--- begin Available data ---
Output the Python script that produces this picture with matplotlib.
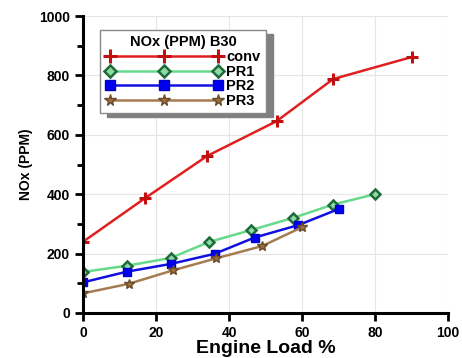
import matplotlib
matplotlib.use("Agg")
import matplotlib.pyplot as plt
from matplotlib.ticker import MultipleLocator

plt.rcParams['font.family'] = ['Liberation Sans', 'DejaVu Sans']
plt.rcParams['font.weight'] = 'bold'

# data
conv_x = [0, 17, 34, 53, 68.5, 90]
conv_y = [240, 387, 529, 646, 788, 862]
pr1_x = [0, 12, 24, 34.5, 46, 57.5, 68.5, 80]
pr1_y = [138, 159, 185, 239, 279, 320, 365, 400]
pr2_x = [0, 12, 24, 36, 47, 59, 70]
pr2_y = [103, 139, 165, 199, 254, 296, 350]
pr3_x = [0, 12.5, 24.5, 36.5, 49, 60]
pr3_y = [66, 98, 143, 184, 225, 289]

fig = plt.figure(figsize=(4.62, 3.58), dpi=100)
ax = fig.add_axes([0.18, 0.126, 0.79, 0.829])

ax.plot(conv_x, conv_y, color='#e02020', lw=1.8, marker='+', ms=8, mew=2.2,
        mec='#c01010', label='conv')
ax.plot(pr1_x, pr1_y, color='#66d98a', lw=1.8, marker='D', ms=5, mew=1.8,
        mfc='#8fd9a4', mec='#1d6b38', label='PR1')
ax.plot(pr2_x, pr2_y, color='#1010e0', lw=1.8, marker='s', ms=6,
        mfc='#0000ee', mec='#0000cc', label='PR2')
ax.plot(pr3_x, pr3_y, color='#a57c52', lw=1.8, marker='*', ms=7,
        mfc='#9a7040', mec='#6b4a28', label='PR3')

ax.set_xlim(0, 100)
ax.set_ylim(0, 1000)
ax.xaxis.set_major_locator(MultipleLocator(20))
ax.yaxis.set_major_locator(MultipleLocator(200))
ax.yaxis.set_minor_locator(MultipleLocator(100))
ax.grid(True, color='#e6e6e6', lw=0.8)
ax.set_axisbelow(True)

for s in ['top', 'right']:
    ax.spines[s].set_visible(False)
for s in ['left', 'bottom']:
    ax.spines[s].set_linewidth(2.2)
ax.tick_params(which='major', width=2, length=6, labelsize=10)
ax.tick_params(which='minor', width=2, length=4)

ax.set_xlabel('Engine Load %', fontsize=14, fontweight='bold', labelpad=0)
ax.set_ylabel('NOx (PPM)', fontsize=10, fontweight='bold')

leg = ax.legend(title='NOx (PPM) B30', loc='upper left',
                bbox_to_anchor=(0.047, 0.953), borderaxespad=0,
                numpoints=3, markerscale=1.2,
                shadow={'color': '#808080', 'alpha': 1, 'ox': 5, 'oy': -3},
                fancybox=False, framealpha=1, edgecolor='#888888',
                fontsize=10.5, title_fontsize=10.5, handlelength=8,
                borderpad=0.35, labelspacing=0.05, handletextpad=0.3)
leg.get_title().set_fontweight('bold')
leg.get_frame().set_linewidth(1.0)

fig.savefig('out.png', dpi=100)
--- end Available data ---
Written task: Reproduce exactly the run of lines that opens the listing and closes with the line holding "plt.rcParams['font.weight'] = 'bold'". Pictures are excluded.

Solution for this problem:
Output the Python script that produces this picture with matplotlib.
import matplotlib
matplotlib.use("Agg")
import matplotlib.pyplot as plt
from matplotlib.ticker import MultipleLocator

plt.rcParams['font.family'] = ['Liberation Sans', 'DejaVu Sans']
plt.rcParams['font.weight'] = 'bold'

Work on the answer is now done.